Há uma explicação para o facto de todo o parágrafo anterior se encontrar entre aspas: Foi escrito “a quente”, no dia imediato ao virar da última página do livro, quase há cinco meses. Decidi não avançar com o texto, assumir a “culpa” e ficar-me por ali. João Reis seria merecedor da minha recensão, mas não “este” João Reis. Novos dados, porém, obrigam-me a desfazer o silêncio e a tornar aos “Cadernos da Água”. Afinal, as minhas dúvidas quanto à voz autoral tinham toda a razão de ser. João Reis, o autor, sendo-o, não é. Passo a explicar, de forma muito resumida: terminado o livro, João Reis enviou-o a quatro editoras. Fê-lo sob pseudónimo e todas acreditaram que o autor era… uma autora. A revelação foi feita pelo próprio na mesa de encerramento do Festival Literário de Ovar, no passado domingo, e devidamente justificada por motivos que, de forma genérica, terão a ver com o ajustamento das políticas editoriais ao gosto reinante de um público que, cada vez mais, lê menos. Em suma, voluntariamente, João Reis mudou de “voz”. Por isso não o encontrei nos seus “Cadernos”. Por isso falei de desencanto.”
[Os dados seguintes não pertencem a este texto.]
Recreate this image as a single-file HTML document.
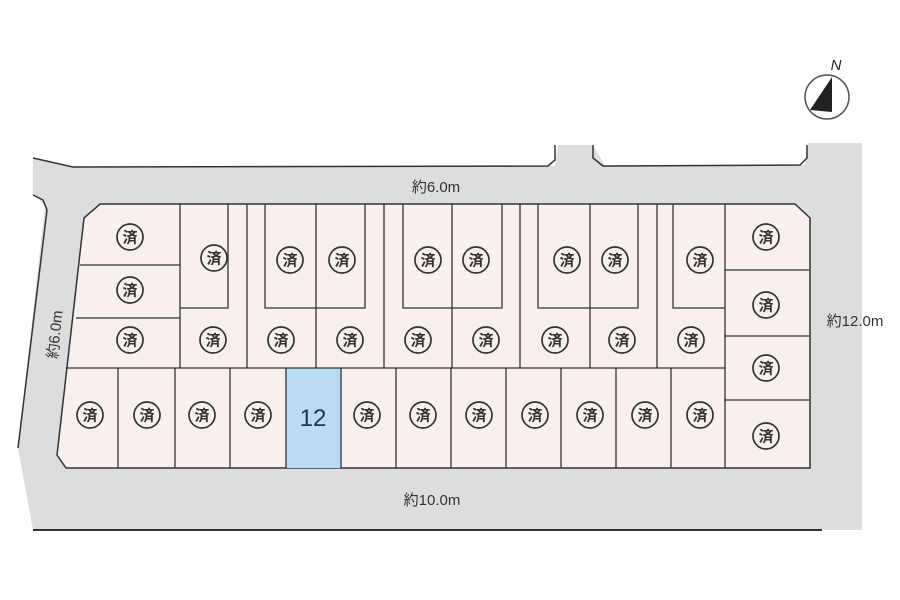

Uma nota, porém, impõe-se. O facto deste João Reis não ser o João Reis cuja voz me vem deliciando desde que a descobri em “A Devastação do Silêncio”, não faz dele um João Reis pior. Se os meios justificam os fins, isto é, se a melhor forma de fazer passar a mensagem que o livro encerra implicaria o “mudar de voz”, então ao autor é devida uma respeitosa vénia. Porque o que nos traz nos “Cadernos da Água” é poderosíssimo. A acção centra-se num futuro muito próximo e faz-nos acompanhar o drama da falta de água que leva as pessoas a deixarem tudo para trás e a refugiarem-se nos países onde ela, embora escassa, não se esgotou ainda. Ao grito de alerta para a necessidade de respeitar um bem essencial à vida que se vai tornando cada vez mais raro, está o dedo apontado àqueles que, vestidos de preconceitos e de xenofobia, encaram os refugiados e migrantes como uma ameaça, não percebendo que na roleta-russa da vida é às suas próprias cabeças que a arma está apontada. Na profunda crise societária, humanitária e climática em que estamos mergulhados, “Cadernos da Água” adquire um tom profético. Tal como “Hífen”, de Patrícia Portela, ou “Ecologia”, de Joana Bértholo, é um livro que cruza realidade e ficção num cenário distópico. E, tal como estes, é de leitura obrigatória.